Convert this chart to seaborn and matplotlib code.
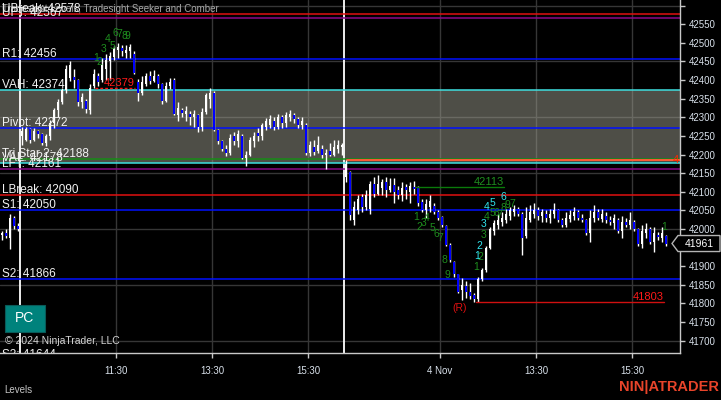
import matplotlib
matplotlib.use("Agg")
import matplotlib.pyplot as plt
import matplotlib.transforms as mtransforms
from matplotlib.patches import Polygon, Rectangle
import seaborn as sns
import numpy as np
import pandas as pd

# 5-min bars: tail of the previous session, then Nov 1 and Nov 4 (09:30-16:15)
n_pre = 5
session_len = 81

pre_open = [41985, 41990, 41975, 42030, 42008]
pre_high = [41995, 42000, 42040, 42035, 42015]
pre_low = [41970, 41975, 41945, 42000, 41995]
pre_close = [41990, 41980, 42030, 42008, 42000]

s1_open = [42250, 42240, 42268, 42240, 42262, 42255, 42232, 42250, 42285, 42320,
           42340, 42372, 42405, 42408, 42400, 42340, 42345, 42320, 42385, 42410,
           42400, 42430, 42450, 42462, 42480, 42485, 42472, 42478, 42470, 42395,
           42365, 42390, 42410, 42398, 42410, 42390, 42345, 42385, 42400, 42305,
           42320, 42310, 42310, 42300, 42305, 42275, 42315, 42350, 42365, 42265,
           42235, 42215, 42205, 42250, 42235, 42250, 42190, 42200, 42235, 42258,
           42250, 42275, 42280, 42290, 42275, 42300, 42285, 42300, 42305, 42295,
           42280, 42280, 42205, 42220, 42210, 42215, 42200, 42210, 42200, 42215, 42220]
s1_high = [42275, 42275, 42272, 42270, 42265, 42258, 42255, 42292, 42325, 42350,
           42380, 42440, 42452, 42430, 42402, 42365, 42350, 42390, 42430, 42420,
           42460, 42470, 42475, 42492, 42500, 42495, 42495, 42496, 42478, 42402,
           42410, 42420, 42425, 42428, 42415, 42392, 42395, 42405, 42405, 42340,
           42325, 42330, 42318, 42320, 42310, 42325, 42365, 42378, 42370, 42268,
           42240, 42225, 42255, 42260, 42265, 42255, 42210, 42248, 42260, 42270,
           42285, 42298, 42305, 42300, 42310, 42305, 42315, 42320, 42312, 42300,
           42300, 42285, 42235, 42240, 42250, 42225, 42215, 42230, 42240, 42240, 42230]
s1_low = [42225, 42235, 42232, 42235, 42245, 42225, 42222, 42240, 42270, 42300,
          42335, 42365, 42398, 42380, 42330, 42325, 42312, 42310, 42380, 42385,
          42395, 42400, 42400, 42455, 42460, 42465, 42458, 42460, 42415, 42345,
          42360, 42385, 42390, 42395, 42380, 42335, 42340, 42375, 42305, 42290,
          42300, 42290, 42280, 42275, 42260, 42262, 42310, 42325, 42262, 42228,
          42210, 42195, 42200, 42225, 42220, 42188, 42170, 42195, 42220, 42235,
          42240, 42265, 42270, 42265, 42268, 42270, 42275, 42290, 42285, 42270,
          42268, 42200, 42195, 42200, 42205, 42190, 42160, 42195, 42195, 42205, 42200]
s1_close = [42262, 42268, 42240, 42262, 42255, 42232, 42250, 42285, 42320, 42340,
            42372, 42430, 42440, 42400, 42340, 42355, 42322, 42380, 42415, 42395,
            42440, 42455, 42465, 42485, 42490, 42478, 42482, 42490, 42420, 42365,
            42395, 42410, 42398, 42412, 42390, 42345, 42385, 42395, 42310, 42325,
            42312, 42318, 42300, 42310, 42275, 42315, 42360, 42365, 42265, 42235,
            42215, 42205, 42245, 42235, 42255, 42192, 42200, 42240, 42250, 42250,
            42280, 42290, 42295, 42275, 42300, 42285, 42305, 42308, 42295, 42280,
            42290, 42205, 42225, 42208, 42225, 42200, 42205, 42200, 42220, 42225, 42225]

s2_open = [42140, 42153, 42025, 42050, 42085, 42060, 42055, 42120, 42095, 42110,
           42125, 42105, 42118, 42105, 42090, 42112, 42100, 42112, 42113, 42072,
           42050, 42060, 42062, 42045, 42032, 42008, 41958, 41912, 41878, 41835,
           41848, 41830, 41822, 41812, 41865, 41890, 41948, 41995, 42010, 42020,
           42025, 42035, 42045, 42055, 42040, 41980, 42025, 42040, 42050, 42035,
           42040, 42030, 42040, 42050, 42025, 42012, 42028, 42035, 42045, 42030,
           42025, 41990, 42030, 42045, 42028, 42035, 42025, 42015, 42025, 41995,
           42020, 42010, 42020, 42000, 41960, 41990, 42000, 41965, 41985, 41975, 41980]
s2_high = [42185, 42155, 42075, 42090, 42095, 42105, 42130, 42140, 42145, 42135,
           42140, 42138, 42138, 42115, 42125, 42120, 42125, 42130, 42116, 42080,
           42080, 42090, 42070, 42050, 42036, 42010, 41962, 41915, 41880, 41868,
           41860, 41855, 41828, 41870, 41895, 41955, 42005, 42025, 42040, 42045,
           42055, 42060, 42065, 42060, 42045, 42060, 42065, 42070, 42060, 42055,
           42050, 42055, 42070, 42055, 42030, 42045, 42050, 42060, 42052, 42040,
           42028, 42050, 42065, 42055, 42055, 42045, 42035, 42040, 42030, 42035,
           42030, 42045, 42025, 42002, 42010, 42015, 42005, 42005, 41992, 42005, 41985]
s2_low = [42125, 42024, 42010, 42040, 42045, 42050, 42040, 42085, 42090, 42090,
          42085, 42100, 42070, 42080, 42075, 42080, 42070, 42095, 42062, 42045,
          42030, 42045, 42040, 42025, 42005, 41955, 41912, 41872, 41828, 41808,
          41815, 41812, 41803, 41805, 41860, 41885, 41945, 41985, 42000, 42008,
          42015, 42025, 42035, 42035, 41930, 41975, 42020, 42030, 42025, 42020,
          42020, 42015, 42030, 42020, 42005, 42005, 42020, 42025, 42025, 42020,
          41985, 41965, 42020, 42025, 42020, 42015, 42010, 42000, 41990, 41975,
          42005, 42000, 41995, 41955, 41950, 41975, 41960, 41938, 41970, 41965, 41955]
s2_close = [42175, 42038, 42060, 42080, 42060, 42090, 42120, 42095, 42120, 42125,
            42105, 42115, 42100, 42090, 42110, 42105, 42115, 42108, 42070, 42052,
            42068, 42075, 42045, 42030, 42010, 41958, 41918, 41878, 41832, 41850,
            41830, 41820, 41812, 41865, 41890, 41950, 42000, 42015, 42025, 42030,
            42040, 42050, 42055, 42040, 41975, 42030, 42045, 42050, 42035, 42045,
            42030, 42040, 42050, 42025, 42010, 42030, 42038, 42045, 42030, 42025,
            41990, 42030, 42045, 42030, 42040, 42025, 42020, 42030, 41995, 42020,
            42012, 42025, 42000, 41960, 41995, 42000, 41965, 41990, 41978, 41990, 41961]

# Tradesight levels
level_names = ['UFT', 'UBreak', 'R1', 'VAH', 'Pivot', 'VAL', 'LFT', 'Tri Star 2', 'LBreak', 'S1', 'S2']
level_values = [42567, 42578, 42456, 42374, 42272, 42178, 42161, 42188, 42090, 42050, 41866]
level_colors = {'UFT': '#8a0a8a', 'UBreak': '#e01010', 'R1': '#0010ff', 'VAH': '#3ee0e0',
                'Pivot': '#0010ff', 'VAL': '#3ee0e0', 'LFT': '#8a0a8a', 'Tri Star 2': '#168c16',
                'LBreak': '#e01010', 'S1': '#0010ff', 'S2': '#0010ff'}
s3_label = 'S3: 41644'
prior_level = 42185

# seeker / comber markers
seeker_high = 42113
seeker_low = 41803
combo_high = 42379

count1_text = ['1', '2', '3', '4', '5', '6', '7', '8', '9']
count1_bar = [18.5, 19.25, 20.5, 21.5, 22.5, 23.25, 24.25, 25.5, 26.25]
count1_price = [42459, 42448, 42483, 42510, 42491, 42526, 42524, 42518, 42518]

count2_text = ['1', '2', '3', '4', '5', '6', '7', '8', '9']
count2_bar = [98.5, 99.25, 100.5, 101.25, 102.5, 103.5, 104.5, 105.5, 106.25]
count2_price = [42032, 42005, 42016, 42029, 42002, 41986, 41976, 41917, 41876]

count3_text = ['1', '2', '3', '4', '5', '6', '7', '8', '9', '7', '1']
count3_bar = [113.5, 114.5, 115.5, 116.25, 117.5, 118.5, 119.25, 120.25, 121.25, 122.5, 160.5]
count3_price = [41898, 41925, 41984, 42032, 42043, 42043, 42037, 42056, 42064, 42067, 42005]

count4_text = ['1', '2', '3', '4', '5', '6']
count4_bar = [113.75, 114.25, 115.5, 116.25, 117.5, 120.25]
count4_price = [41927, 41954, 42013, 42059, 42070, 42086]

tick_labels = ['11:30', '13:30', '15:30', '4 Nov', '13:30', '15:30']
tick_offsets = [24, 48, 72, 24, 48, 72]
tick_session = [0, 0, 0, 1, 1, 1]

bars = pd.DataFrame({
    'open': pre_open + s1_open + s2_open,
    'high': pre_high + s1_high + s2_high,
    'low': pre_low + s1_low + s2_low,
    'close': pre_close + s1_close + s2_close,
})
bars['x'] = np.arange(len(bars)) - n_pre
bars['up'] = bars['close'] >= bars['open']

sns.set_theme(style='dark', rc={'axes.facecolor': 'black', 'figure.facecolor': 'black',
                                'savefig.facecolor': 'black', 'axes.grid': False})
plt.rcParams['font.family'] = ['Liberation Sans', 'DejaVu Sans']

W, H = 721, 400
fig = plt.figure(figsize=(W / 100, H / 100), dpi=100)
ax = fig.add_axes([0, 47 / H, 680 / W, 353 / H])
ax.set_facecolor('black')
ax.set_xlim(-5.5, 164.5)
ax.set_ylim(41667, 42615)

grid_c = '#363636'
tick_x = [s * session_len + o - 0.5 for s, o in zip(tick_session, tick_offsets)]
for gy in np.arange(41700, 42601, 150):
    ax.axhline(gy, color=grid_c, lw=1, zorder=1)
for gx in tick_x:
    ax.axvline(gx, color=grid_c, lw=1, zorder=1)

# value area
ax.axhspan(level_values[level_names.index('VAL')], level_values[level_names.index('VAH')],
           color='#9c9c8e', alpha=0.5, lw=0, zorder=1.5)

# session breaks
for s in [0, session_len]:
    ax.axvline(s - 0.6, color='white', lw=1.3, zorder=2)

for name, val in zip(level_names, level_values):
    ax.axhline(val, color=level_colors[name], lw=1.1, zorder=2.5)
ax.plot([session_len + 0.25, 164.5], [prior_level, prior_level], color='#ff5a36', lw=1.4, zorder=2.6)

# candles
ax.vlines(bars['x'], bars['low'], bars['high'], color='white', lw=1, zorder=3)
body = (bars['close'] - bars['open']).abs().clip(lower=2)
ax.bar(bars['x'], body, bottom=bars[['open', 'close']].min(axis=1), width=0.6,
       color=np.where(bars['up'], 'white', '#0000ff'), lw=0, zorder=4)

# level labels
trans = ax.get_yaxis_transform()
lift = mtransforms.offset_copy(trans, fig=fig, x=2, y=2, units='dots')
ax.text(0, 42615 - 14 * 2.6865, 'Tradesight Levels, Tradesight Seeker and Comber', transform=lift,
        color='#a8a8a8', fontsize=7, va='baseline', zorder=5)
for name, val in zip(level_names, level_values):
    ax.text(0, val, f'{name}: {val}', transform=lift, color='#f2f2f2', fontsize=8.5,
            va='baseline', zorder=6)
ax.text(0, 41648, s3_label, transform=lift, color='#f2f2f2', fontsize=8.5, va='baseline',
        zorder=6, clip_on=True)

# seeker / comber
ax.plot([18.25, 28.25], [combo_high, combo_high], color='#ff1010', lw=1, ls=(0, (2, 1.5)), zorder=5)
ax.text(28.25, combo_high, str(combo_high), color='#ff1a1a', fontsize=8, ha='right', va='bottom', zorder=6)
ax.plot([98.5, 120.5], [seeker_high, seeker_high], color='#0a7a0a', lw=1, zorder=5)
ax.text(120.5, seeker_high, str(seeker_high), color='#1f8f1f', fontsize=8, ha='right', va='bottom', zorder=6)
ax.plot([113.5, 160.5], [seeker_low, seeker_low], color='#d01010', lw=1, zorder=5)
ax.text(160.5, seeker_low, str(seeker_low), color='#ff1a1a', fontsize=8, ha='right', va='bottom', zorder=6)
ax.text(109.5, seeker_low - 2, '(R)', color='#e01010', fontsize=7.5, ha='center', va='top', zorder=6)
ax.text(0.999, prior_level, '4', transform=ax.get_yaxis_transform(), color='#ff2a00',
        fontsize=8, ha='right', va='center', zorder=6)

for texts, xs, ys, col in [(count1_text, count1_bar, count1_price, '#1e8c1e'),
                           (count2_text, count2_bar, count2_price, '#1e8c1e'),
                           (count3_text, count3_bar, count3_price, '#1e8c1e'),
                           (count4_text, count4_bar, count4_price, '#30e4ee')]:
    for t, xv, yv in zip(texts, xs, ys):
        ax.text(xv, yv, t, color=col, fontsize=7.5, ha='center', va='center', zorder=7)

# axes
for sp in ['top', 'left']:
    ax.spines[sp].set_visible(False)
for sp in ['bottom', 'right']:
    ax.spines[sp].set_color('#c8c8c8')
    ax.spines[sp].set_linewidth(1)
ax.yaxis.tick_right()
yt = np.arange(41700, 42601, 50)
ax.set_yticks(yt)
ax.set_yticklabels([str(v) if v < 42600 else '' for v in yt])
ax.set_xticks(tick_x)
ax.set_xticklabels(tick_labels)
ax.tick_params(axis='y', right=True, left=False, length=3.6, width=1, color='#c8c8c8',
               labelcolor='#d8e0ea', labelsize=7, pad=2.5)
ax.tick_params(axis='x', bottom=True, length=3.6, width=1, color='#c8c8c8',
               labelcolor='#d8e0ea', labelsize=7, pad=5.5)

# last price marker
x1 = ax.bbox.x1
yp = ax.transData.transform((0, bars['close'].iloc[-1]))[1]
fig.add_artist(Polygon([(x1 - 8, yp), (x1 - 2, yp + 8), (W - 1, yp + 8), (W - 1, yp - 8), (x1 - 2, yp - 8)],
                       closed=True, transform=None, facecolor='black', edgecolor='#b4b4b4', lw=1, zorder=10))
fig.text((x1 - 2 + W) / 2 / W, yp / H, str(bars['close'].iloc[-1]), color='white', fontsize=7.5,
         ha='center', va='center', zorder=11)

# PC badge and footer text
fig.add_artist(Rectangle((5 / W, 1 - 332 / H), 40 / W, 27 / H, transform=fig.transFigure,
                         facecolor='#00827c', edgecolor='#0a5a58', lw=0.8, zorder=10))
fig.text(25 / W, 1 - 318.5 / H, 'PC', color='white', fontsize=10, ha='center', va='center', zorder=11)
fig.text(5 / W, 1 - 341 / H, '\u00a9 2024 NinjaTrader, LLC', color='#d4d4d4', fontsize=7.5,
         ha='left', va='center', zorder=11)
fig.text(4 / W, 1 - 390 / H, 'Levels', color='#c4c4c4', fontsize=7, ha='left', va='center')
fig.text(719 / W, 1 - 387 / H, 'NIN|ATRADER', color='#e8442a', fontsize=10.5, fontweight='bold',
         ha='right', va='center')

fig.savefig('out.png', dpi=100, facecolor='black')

#### YOUR OBJECTIVE
Give again, word for word, every line from the top of the data above to the line holding "session_len = 81", inclusive, with the pictures left out.

#### SOLUTION TO THIS PROBLEM
Convert this chart to seaborn and matplotlib code.
import matplotlib
matplotlib.use("Agg")
import matplotlib.pyplot as plt
import matplotlib.transforms as mtransforms
from matplotlib.patches import Polygon, Rectangle
import seaborn as sns
import numpy as np
import pandas as pd

# 5-min bars: tail of the previous session, then Nov 1 and Nov 4 (09:30-16:15)
n_pre = 5
session_len = 81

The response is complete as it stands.